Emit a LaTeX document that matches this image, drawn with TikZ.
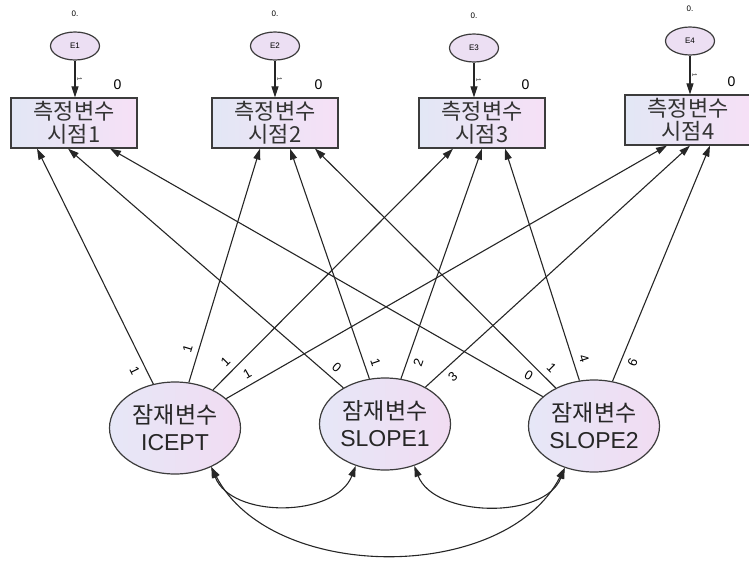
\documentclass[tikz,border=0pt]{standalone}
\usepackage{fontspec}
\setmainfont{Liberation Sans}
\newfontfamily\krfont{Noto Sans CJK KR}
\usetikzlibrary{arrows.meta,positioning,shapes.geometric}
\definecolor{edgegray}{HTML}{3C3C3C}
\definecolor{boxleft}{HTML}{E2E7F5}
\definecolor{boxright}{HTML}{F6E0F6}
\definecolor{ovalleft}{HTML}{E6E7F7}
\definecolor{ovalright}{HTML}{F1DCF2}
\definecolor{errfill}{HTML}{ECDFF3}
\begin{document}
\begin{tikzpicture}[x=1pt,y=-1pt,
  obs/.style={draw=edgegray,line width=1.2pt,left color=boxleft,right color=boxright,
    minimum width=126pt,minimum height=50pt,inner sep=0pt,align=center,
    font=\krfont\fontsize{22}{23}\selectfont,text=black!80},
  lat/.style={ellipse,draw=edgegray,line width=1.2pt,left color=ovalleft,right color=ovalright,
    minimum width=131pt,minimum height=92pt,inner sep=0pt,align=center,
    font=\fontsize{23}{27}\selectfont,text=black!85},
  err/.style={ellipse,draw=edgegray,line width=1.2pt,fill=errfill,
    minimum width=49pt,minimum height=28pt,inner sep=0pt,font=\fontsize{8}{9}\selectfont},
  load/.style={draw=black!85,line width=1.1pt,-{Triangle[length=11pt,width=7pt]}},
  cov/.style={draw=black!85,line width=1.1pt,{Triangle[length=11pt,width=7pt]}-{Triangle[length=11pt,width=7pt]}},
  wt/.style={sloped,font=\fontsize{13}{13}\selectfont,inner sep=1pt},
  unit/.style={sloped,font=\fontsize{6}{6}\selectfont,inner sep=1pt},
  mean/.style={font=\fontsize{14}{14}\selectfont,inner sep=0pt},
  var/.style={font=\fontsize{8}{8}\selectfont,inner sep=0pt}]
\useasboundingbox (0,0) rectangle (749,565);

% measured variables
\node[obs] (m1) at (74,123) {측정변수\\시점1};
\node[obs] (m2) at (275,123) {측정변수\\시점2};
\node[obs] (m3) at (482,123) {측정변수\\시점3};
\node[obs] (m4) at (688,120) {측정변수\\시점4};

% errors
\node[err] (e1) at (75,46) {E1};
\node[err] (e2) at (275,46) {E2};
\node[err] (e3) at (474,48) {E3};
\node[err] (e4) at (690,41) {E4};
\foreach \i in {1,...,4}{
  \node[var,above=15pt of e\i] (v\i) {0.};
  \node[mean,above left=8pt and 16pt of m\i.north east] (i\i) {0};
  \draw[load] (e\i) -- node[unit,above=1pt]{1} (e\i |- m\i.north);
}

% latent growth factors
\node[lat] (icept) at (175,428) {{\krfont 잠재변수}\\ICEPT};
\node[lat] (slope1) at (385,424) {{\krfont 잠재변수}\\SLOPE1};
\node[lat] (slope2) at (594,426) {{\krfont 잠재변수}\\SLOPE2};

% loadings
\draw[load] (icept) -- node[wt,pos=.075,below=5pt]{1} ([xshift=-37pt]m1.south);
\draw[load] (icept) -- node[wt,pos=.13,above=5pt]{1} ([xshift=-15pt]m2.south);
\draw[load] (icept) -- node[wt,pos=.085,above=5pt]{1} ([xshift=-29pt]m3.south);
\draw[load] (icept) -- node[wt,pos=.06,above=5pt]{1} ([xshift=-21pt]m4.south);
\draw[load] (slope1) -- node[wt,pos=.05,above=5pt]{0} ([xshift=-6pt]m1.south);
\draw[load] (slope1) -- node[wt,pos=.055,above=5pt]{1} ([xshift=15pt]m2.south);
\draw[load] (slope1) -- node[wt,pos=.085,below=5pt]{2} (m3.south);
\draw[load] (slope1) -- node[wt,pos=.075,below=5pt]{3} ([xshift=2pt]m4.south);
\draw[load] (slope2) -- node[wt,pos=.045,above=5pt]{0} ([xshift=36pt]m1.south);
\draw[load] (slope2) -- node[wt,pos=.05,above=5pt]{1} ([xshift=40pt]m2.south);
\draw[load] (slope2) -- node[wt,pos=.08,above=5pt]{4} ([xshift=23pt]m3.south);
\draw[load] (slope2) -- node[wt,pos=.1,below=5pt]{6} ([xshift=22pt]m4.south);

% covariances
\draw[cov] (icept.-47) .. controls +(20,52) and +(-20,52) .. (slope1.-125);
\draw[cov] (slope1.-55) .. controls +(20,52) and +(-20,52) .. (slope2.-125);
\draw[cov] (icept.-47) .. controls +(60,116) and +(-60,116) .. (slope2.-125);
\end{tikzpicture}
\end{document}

[PROBLEM TO WORK ON] The pictures should not be reproduced; quote all of the other material exactly.

[TASK RESULT]
Emit a LaTeX document that matches this image, drawn with TikZ.
\documentclass[tikz,border=0pt]{standalone}
\usepackage{fontspec}
\setmainfont{Liberation Sans}
\newfontfamily\krfont{Noto Sans CJK KR}
\usetikzlibrary{arrows.meta,positioning,shapes.geometric}
\definecolor{edgegray}{HTML}{3C3C3C}
\definecolor{boxleft}{HTML}{E2E7F5}
\definecolor{boxright}{HTML}{F6E0F6}
\definecolor{ovalleft}{HTML}{E6E7F7}
\definecolor{ovalright}{HTML}{F1DCF2}
\definecolor{errfill}{HTML}{ECDFF3}
\begin{document}
\begin{tikzpicture}[x=1pt,y=-1pt,
  obs/.style={draw=edgegray,line width=1.2pt,left color=boxleft,right color=boxright,
    minimum width=126pt,minimum height=50pt,inner sep=0pt,align=center,
    font=\krfont\fontsize{22}{23}\selectfont,text=black!80},
  lat/.style={ellipse,draw=edgegray,line width=1.2pt,left color=ovalleft,right color=ovalright,
    minimum width=131pt,minimum height=92pt,inner sep=0pt,align=center,
    font=\fontsize{23}{27}\selectfont,text=black!85},
  err/.style={ellipse,draw=edgegray,line width=1.2pt,fill=errfill,
    minimum width=49pt,minimum height=28pt,inner sep=0pt,font=\fontsize{8}{9}\selectfont},
  load/.style={draw=black!85,line width=1.1pt,-{Triangle[length=11pt,width=7pt]}},
  cov/.style={draw=black!85,line width=1.1pt,{Triangle[length=11pt,width=7pt]}-{Triangle[length=11pt,width=7pt]}},
  wt/.style={sloped,font=\fontsize{13}{13}\selectfont,inner sep=1pt},
  unit/.style={sloped,font=\fontsize{6}{6}\selectfont,inner sep=1pt},
  mean/.style={font=\fontsize{14}{14}\selectfont,inner sep=0pt},
  var/.style={font=\fontsize{8}{8}\selectfont,inner sep=0pt}]
\useasboundingbox (0,0) rectangle (749,565);

% measured variables
\node[obs] (m1) at (74,123) {측정변수\\시점1};
\node[obs] (m2) at (275,123) {측정변수\\시점2};
\node[obs] (m3) at (482,123) {측정변수\\시점3};
\node[obs] (m4) at (688,120) {측정변수\\시점4};

% errors
\node[err] (e1) at (75,46) {E1};
\node[err] (e2) at (275,46) {E2};
\node[err] (e3) at (474,48) {E3};
\node[err] (e4) at (690,41) {E4};
\foreach \i in {1,...,4}{
  \node[var,above=15pt of e\i] (v\i) {0.};
  \node[mean,above left=8pt and 16pt of m\i.north east] (i\i) {0};
  \draw[load] (e\i) -- node[unit,above=1pt]{1} (e\i |- m\i.north);
}

% latent growth factors
\node[lat] (icept) at (175,428) {{\krfont 잠재변수}\\ICEPT};
\node[lat] (slope1) at (385,424) {{\krfont 잠재변수}\\SLOPE1};
\node[lat] (slope2) at (594,426) {{\krfont 잠재변수}\\SLOPE2};

% loadings
\draw[load] (icept) -- node[wt,pos=.075,below=5pt]{1} ([xshift=-37pt]m1.south);
\draw[load] (icept) -- node[wt,pos=.13,above=5pt]{1} ([xshift=-15pt]m2.south);
\draw[load] (icept) -- node[wt,pos=.085,above=5pt]{1} ([xshift=-29pt]m3.south);
\draw[load] (icept) -- node[wt,pos=.06,above=5pt]{1} ([xshift=-21pt]m4.south);
\draw[load] (slope1) -- node[wt,pos=.05,above=5pt]{0} ([xshift=-6pt]m1.south);
\draw[load] (slope1) -- node[wt,pos=.055,above=5pt]{1} ([xshift=15pt]m2.south);
\draw[load] (slope1) -- node[wt,pos=.085,below=5pt]{2} (m3.south);
\draw[load] (slope1) -- node[wt,pos=.075,below=5pt]{3} ([xshift=2pt]m4.south);
\draw[load] (slope2) -- node[wt,pos=.045,above=5pt]{0} ([xshift=36pt]m1.south);
\draw[load] (slope2) -- node[wt,pos=.05,above=5pt]{1} ([xshift=40pt]m2.south);
\draw[load] (slope2) -- node[wt,pos=.08,above=5pt]{4} ([xshift=23pt]m3.south);
\draw[load] (slope2) -- node[wt,pos=.1,below=5pt]{6} ([xshift=22pt]m4.south);

% covariances
\draw[cov] (icept.-47) .. controls +(20,52) and +(-20,52) .. (slope1.-125);
\draw[cov] (slope1.-55) .. controls +(20,52) and +(-20,52) .. (slope2.-125);
\draw[cov] (icept.-47) .. controls +(60,116) and +(-60,116) .. (slope2.-125);
\end{tikzpicture}
\end{document}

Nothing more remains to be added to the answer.